One point among the post-libertarian crowd who oppose Dave Smith running for president to spread the message of liberty is that people don't want liberty. They say the people have already heard the message of liberty and rejected it. That is evidentially clear from 2020 and the acceptance of the Covid lockdowns and mandates—and the continued acceptance of those restrictions on liberty through 2021.
I agree that is true to some degree. There are people—many people—who do not want liberty. For whom no amount of spreading the message will persuade. However, there are also people—many people—who can be persuaded by Dave Smith or similar voices of liberty. Those people have simply not heard the message yet.
At one time I was one such person. I had already been trending toward libertarianism before discovering Dave Smith, though I was a more centrist minarchist libertarian. It wasn't until discovering Dave's podcast (and Michael Malice's) that I became fully red-pilled into anarcho-capitalism and hating the state. I don't know if I would have gotten there if I had not heard their podcasts.
It was Joe Rogan, Jordan Peterson, and Jonathan Haidt before them who served my first red-pills and woke me up from my default progressive liberal democrat programming. (Plus at the same time discovering Austrian economics through the Bitcoin rabbit hole.) If I hadn't heard Peterson and Haidt, I may not have discovered Malice, Smith, Mises, Rothbard, and Moldbug. I may have believed "the narrative" and happily accepted the Covid regime's mandates.
The point is, despite how the masses reacted to Covid, this does not mean they will all reject liberty forever.

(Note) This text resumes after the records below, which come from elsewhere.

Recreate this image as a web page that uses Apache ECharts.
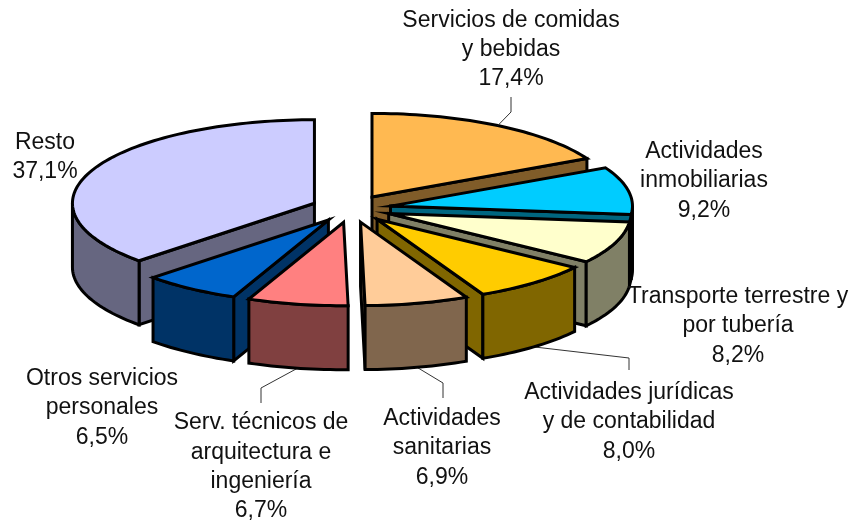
<!DOCTYPE html>
<html>
<head>
<meta charset="utf-8">
<style>
  html, body { margin: 0; padding: 0; background: #fff; }
  #chart { width: 850px; height: 524px; }
</style>
<script src="https://cdn.jsdelivr.net/npm/echarts@6/dist/echarts.min.js"></script>
</head>
<body>
<div id="chart"></div>
<script>
// values
const categories = [
  'Servicios de comidas\ny bebidas',
  'Actividades\ninmobiliarias',
  'Transporte terrestre y\npor tubería',
  'Actividades jurídicas\ny de contabilidad',
  'Actividades\nsanitarias',
  'Serv. técnicos de\narquitectura e\ningeniería',
  'Otros servicios\npersonales',
  'Resto'
];
const shares = [17.4, 9.2, 8.2, 8.0, 6.9, 6.7, 6.5, 37.1];

// styles and layout
const topColors = ['#FFB951', '#00CCFF', '#FFFFCC', '#FFCC00', '#FFCC99', '#FF8080', '#0066CC', '#CCCCFF'];
const wallColors = ['#805C29', '#006680', '#808066', '#806600', '#80664D', '#804040', '#003366', '#666680'];
const labelX = [511, 704, 738, 629, 442, 261, 102, 45];
const labelY = [49.5, 181, 326, 422, 448, 467, 408, 157];
// elbows of the thin leader lines, null when the label has none
const leaders = [
  [[511, 112], [511, 97]],
  null,
  null,
  [[629, 358], [629, 370]],
  [[443, 383], [443, 398]],
  [[261, 388], [261, 403]],
  null,
  null
];
// painter order, back to front
const paintOrder = [7, 6, 5, 0, 1, 2, 3, 4];

const cx = 351.2, cy = 208.7;
const rx = 242, ry = 83.5;
const depth = 64;
const explode = 40;
const edge = 3;

const rad = d => d * Math.PI / 180;

// angles go clockwise from 12 o'clock
let startAngles = [];
let sum = 0;
shares.forEach(v => { startAngles.push(sum * 3.6); sum += v; });

function arcPoints (ox, oy, a0, a1) {
  let pts = [];
  let n = Math.max(2, Math.ceil((a1 - a0) / 1.5));
  for (let i = 0; i <= n; i++) {
    let a = rad(a0 + (a1 - a0) * i / n);
    pts.push([ox + rx * Math.sin(a), oy - ry * Math.cos(a)]);
  }
  return pts;
}

function face (points, fill, z2) {
  return {
    type: 'polygon',
    z2: z2,
    shape: { points: points },
    style: { fill: fill, stroke: '#000', lineWidth: edge, lineJoin: 'miter', miterLimit: 10 }
  };
}

function cutWall (ox, oy, a, fill, z2) {
  let p = arcPoints(ox, oy, a, a + 1)[0];
  return face([[ox, oy], p, [p[0], p[1] + depth], [ox, oy + depth]], fill, z2);
}

function renderItem (params, api) {
  let i = params.dataIndex;
  let a0 = startAngles[i];
  let a1 = a0 + api.value(0) * 3.6;
  let mid = rad((a0 + a1) / 2);
  let ox = cx + explode * Math.sin(mid);
  let oy = cy - explode * (ry / rx) * Math.cos(mid);
  let z = paintOrder.indexOf(i) * 10;
  let children = [];

  // the cut sides that face the viewer
  if (a1 < 180) children.push(cutWall(ox, oy, a1, wallColors[i], z + 1));
  if (a0 > 180) children.push(cutWall(ox, oy, a0, wallColors[i], z + 1));

  // outer rim, only the front half of the ellipse shows
  let w0 = Math.max(a0, 90), w1 = Math.min(a1, 270);
  if (w1 > w0) {
    let rim = arcPoints(ox, oy, w0, w1);
    let low = rim.map(p => [p[0], p[1] + depth]).reverse();
    children.push(face(rim.concat(low), wallColors[i], z + 2));
  }

  children.push(face([[ox, oy]].concat(arcPoints(ox, oy, a0, a1)), topColors[i], z + 3));

  // leader line starts at the middle of the rim
  if (leaders[i]) {
    let front = Math.cos(mid) < 0 ? depth : 0;
    let from = [ox + rx * Math.sin(mid), oy - ry * Math.cos(mid) + front];
    children.push({
      type: 'polyline',
      z2: front ? 0 : 100,
      shape: { points: [from].concat(leaders[i]) },
      style: { fill: null, stroke: '#333', lineWidth: 1 }
    });
  }

  children.push({
    type: 'text',
    z2: 200,
    x: labelX[i],
    y: labelY[i],
    style: {
      text: categories[i] + '\n' + api.value(0).toFixed(1).replace('.', ',') + '%',
      fill: '#111',
      font: '23px "Liberation Sans"',
      lineHeight: 29.3,
      align: 'center',
      verticalAlign: 'middle'
    }
  });
  return { type: 'group', children: children };
}

let chart = echarts.init(document.getElementById('chart'));
chart.setOption({
  backgroundColor: '#fff',
  animation: false,
  series: [{
    type: 'custom',
    coordinateSystem: 'none',
    renderItem: renderItem,
    data: shares.map(v => [v])
  }]
});
</script>
</body>
</html>
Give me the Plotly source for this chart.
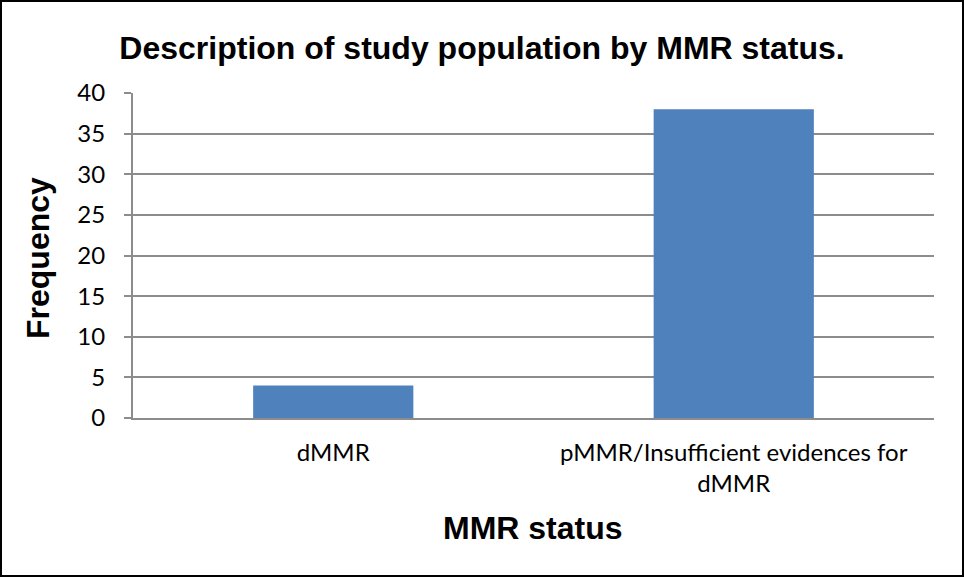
"""MMR status frequency bar chart."""

import plotly.graph_objects as go

categories = ["dMMR", "pMMR/Insufficient evidences for<br>dMMR"]
frequency = [4, 38]
y_ticks = [0, 5, 10, 15, 20, 25, 30, 35, 40]

BAR_COLOR = "#4F81BD"
GRID_COLOR = "#8C8C8C"
TITLE_FONT = "Liberation Sans, Arial"
TICK_FONT = "Lato, Calibri, sans-serif"

W, H = 964, 577
L, R, T, B = 133, 30, 93, 159
pw, ph = W - L - R, H - T - B


def px_x(x):
    return (x - L) / pw


def px_y(y):
    return (T + ph - y) / ph


fig = go.Figure(
    data=[
        go.Bar(
            x=categories,
            y=frequency,
            marker={"color": BAR_COLOR, "line": {"width": 0}},
            hovertemplate="%{x}: %{y}<extra></extra>",
        )
    ]
)

fig.update_layout(
    width=W,
    height=H,
    margin=dict(l=L, r=R, t=T, b=B, autoexpand=False),
    paper_bgcolor="white",
    plot_bgcolor="white",
    bargap=0.6,
    showlegend=False,
    title=dict(
        text="<b>Description of study population by MMR status.</b>",
        font=dict(family=TITLE_FONT, size=32, color="black"),
        x=0.5,
        xanchor="center",
        y=1 - 48 / H,
        yanchor="middle",
    ),
    font=dict(family=TICK_FONT, size=24, color="black"),
    xaxis=dict(
        showline=True,
        linecolor=GRID_COLOR,
        linewidth=2,
        ticks="",
        ticklabelstandoff=12,
        tickfont=dict(family=TICK_FONT, size=24),
    ),
    yaxis=dict(
        range=[0, 40],
        tickvals=y_ticks,
        showgrid=True,
        gridcolor=GRID_COLOR,
        gridwidth=2,
        showline=True,
        linecolor=GRID_COLOR,
        linewidth=2,
        ticks="outside",
        ticklen=7,
        tickcolor=GRID_COLOR,
        tickwidth=2,
        ticklabelstandoff=14,
        zeroline=False,
        tickfont=dict(family=TICK_FONT, size=24),
    ),
    annotations=[
        dict(
            text="<b>Frequency</b>",
            xref="paper", yref="paper",
            x=px_x(38), y=px_y(258),
            xanchor="center", yanchor="middle",
            textangle=-90, showarrow=False,
            font=dict(family=TITLE_FONT, size=32, color="black"),
        ),
        dict(
            text="<b>MMR status</b>",
            xref="paper", yref="paper",
            x=px_x(533), y=px_y(528),
            xanchor="center", yanchor="middle",
            showarrow=False,
            font=dict(family=TITLE_FONT, size=32, color="black"),
        ),
    ],
    shapes=[
        dict(
            type="rect",
            xref="paper",
            yref="paper",
            x0=px_x(1),
            x1=px_x(W - 1),
            y0=px_y(H - 1),
            y1=px_y(1),
            line=dict(color="black", width=2),
            fillcolor="rgba(0,0,0,0)",
            layer="above",
        )
    ],
)

fig.write_html(
    "out.html",
    config={"displayModeBar": False},
    post_script="document.body.style.margin='0';",
)
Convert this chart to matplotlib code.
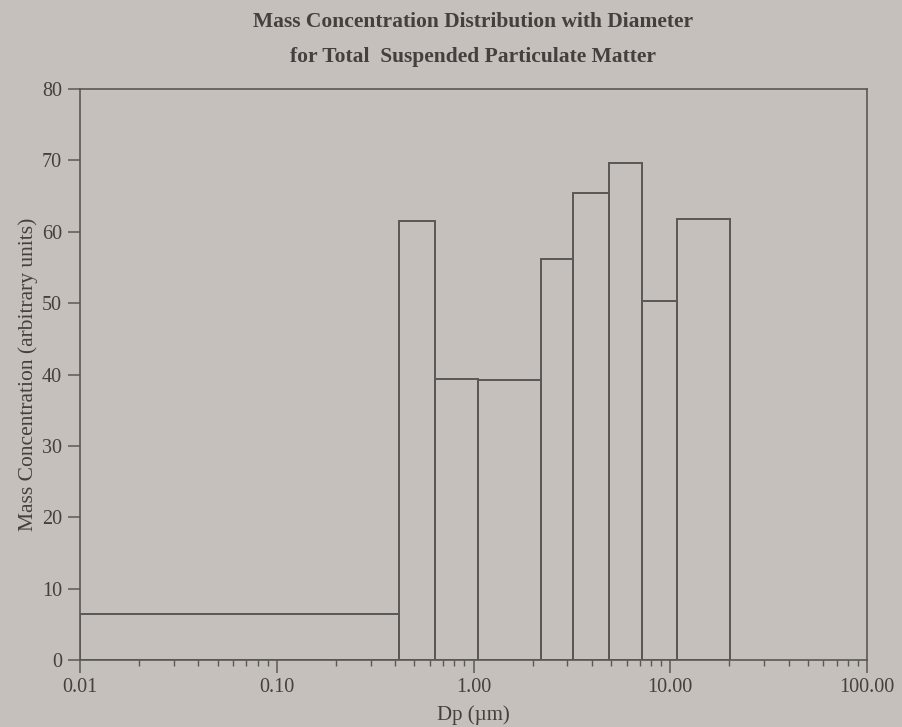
import matplotlib
matplotlib.use("Agg")
import matplotlib.pyplot as plt
from matplotlib.ticker import FixedLocator, LogLocator, NullFormatter

# bin edges (um) and mass concentration per bin
edges = [0.01, 0.42, 0.64, 1.06, 2.2, 3.2, 4.9, 7.2, 10.8, 20.2]
heights = [6.4, 61.5, 39.4, 39.2, 56.2, 65.4, 69.6, 50.3, 61.8]
xticks = [0.01, 0.1, 1, 10, 100]
xticklabels = ["0.01", "0.10", "1.00", "10.00", "100.00"]
yticks = [0, 10, 20, 30, 40, 50, 60, 70, 80]

bg = "#c5c0bb"
ink = "#5a5856"
txt = "#45403e"

plt.rcParams["font.family"] = ["Liberation Serif", "DejaVu Serif"]

fig = plt.figure(figsize=(9.02, 7.27), dpi=100, facecolor=bg)
ax = fig.add_axes([80 / 902, 1 - 660 / 727, 787 / 902, 571 / 727], facecolor=bg)

widths = [edges[i + 1] - edges[i] for i in range(len(heights))]
ax.bar(edges[:-1], heights, width=widths, align="edge", fill=False,
       edgecolor=ink, linewidth=1.4)

ax.set_xscale("log")
ax.set_xlim(0.01, 100)
ax.set_ylim(0, 80)
ax.xaxis.set_major_locator(FixedLocator(xticks))
ax.set_xticklabels(xticklabels)
ax.xaxis.set_minor_locator(LogLocator(base=10, subs=range(2, 10)))
ax.xaxis.set_minor_formatter(NullFormatter())
ax.set_yticks(yticks)

for s in ax.spines.values():
    s.set_color(ink)
    s.set_linewidth(1.2)
ax.tick_params(axis="both", which="major", direction="out", length=9,
               color=ink, labelcolor=txt, labelsize=14.5, width=1.1, pad=4)
ax.tick_params(axis="x", which="minor", direction="out", length=4,
               color=ink, width=1.0)

ax.set_xlabel("Dp (\u00b5m)", fontsize=15, color=txt, labelpad=6)
ax.set_ylabel("Mass Concentration (arbitrary units)", fontsize=15.5,
              color=txt, labelpad=3)

cx = 0.5 * (80 + 867) / 902
fig.text(cx, 1 - 22 / 727, "Mass Concentration Distribution with Diameter",
         ha="center", va="center", fontsize=15.5, fontweight="bold", color=txt)
fig.text(cx, 1 - 57 / 727, "for Total  Suspended Particulate Matter",
         ha="center", va="center", fontsize=15.5, fontweight="bold", color=txt)

fig.savefig("out.png", dpi=100, facecolor=bg)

You have to keep in mind that the American (and global) public were under one of the largest mass media propaganda campaigns in human history, aimed at convincing people that Covid was a once-in-a-lifetime dangerous life-threatening pandemic to people of all ages and health levels. Even I fell for it at first, and was willing to stay home "two weeks to flatten the curve."
Thankfully I had already been following people like Tom Woods who were able to cut through the Covid hysteria propaganda. And Tom gained a much larger (and well-deserved) audience from his efforts at doing that. But he is only one podcaster, and so many millions of Americans have still not seen or heard his data contradicting the Covid regime. Nor have they heard anything resembling the greater libertarian philosophy. There are millions of Americans who are hopeless and will remain blue-pilled forever, but there are also millions of others who can be red-pilled if someone would just be their Morpheus.
There's a reason the Cathedral spends so much time, money, and effort on their propaganda campaigns to manufacture public opinion—because public opinion dictates what the state can and cannot do. So if libertarians want a free society, we need to provide better propaganda—to change public opinion to want to be free. Convince them (with truth) that personal freedom is in their personal interest.
We can never convince them all, but we can convince a LOT more. If most of the public are NPCs, then they will desire liberty if enough of the cultural elites they look up to desire liberty. We are ultimately in a numbers game—not a purely numbers game where we need a simple 51% majority—but we need more than we currently have. And Dave Smith intends to bring in more people to the cause of liberty.
The Mises Caucus and post-libertarians ultimately want the same thing, and they agree about all the problems—they only disagree about the solution to get to that end game of freedom. I don't know the best strategy, and I don't think anyone does, which is why we need to try them all. Dave Smith's solution differs wildly from a neoreactionary like Curtis Yarvin who has influenced the post-libertarians (and myself). But Dave Smith's current plan is not in conflict with Yarvin's (yet) because his plan is not in the solution stage yet. His run for president is not a solution—it is still in the pre-solution stage of making more people aware of the problems that we all agree on.
Before a solution can have any chance of succeeding, more people need to become aware of the problems, otherwise that solution will have no chance of being achieved. To get anywhere near a free society, we need more people on the side of liberty. We do not have enough yet. And we probably still won't have enough if Dave runs for president in 2024. But we will have more. And more people in favor of liberty is always good.